GRAPHIC-Emerging markets allocations highlight bad bet on Brazil

LONDON (Reuters) - Global emerging markets equity fund managers continued to cut their allocations to Brazil during the third quarter, according to the latest data from Lipper, missing out on a resurgence in stocks there.

A sample of allocations changes at more than 1,500 actively-managed funds with close to $160 billion in assets has shown that managers cut their Brazil weightings to less than 11 percent of their portfolios in the three months to end-September. The move continues a trend which has seen the weighting fall from 12.6 percent a year ago.

Brazil was the only country whose stock market rose in the third quarter to suffer a drop in its average allocation.

You can see a full interactive graphic of allocations changes by funds in Lipper's Global Emerging Markets (GEM) Equity sector by clicking here:

Brazilian stocks .BVSP are still down over 12 months, but have staged a resurgence since July, thanks at least in part to the U.S. Federal Reserve's decision to delay the end of stimulus measures which have helped underpin emerging markets' valuations.
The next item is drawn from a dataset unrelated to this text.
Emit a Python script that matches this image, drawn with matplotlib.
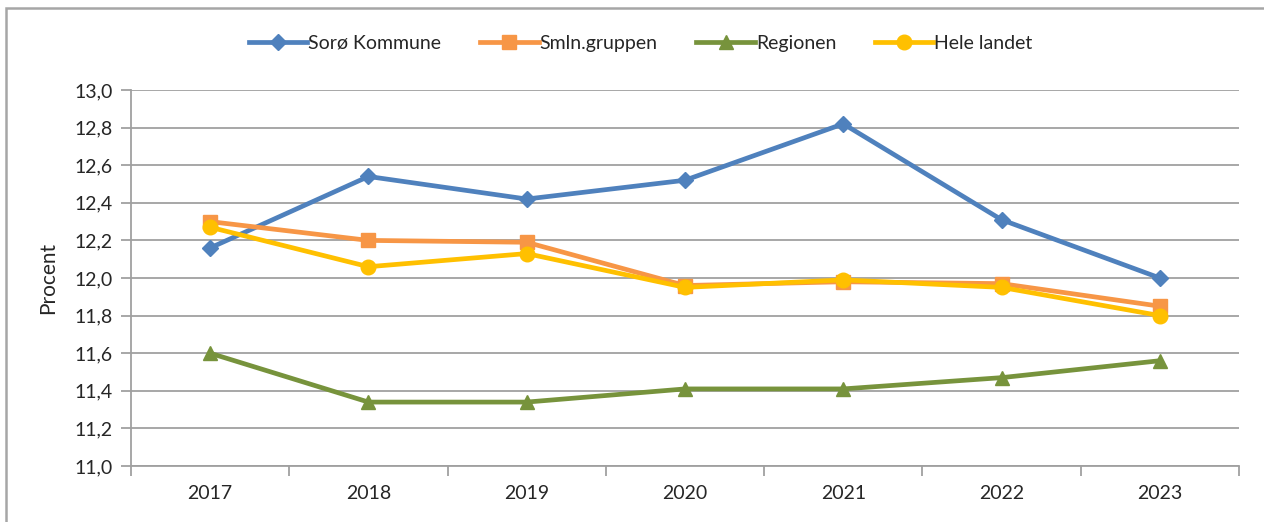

The fall in the average Brazil allocation to 10.95 percent compares with a weighting for the country in the MSCI EM index from earlier this month .MSCIEF of 11.7 percent. That indicates a likely underweight position by fund managers, although GEM funds are able to hold a more diverse range of stocks, making direct comparisons difficult.

    Most of the “fragile five” - so named by analysts at Morgan Stanley for their relatively wide current account gaps - suffered similar fates in the third quarter. Indonesia, India and Turkey all suffered cuts in average fund weightings and are stuck at the bottom of the table alongside Brazil.

    But it seems that South Africa has succeeded in convincing some investors that the label was unwarranted, seeing an increase in average allocations at the funds studied for the first time in 12 months.

    Its weighting with the funds, however, is still someway shy of its weighting in the MSCI EM index.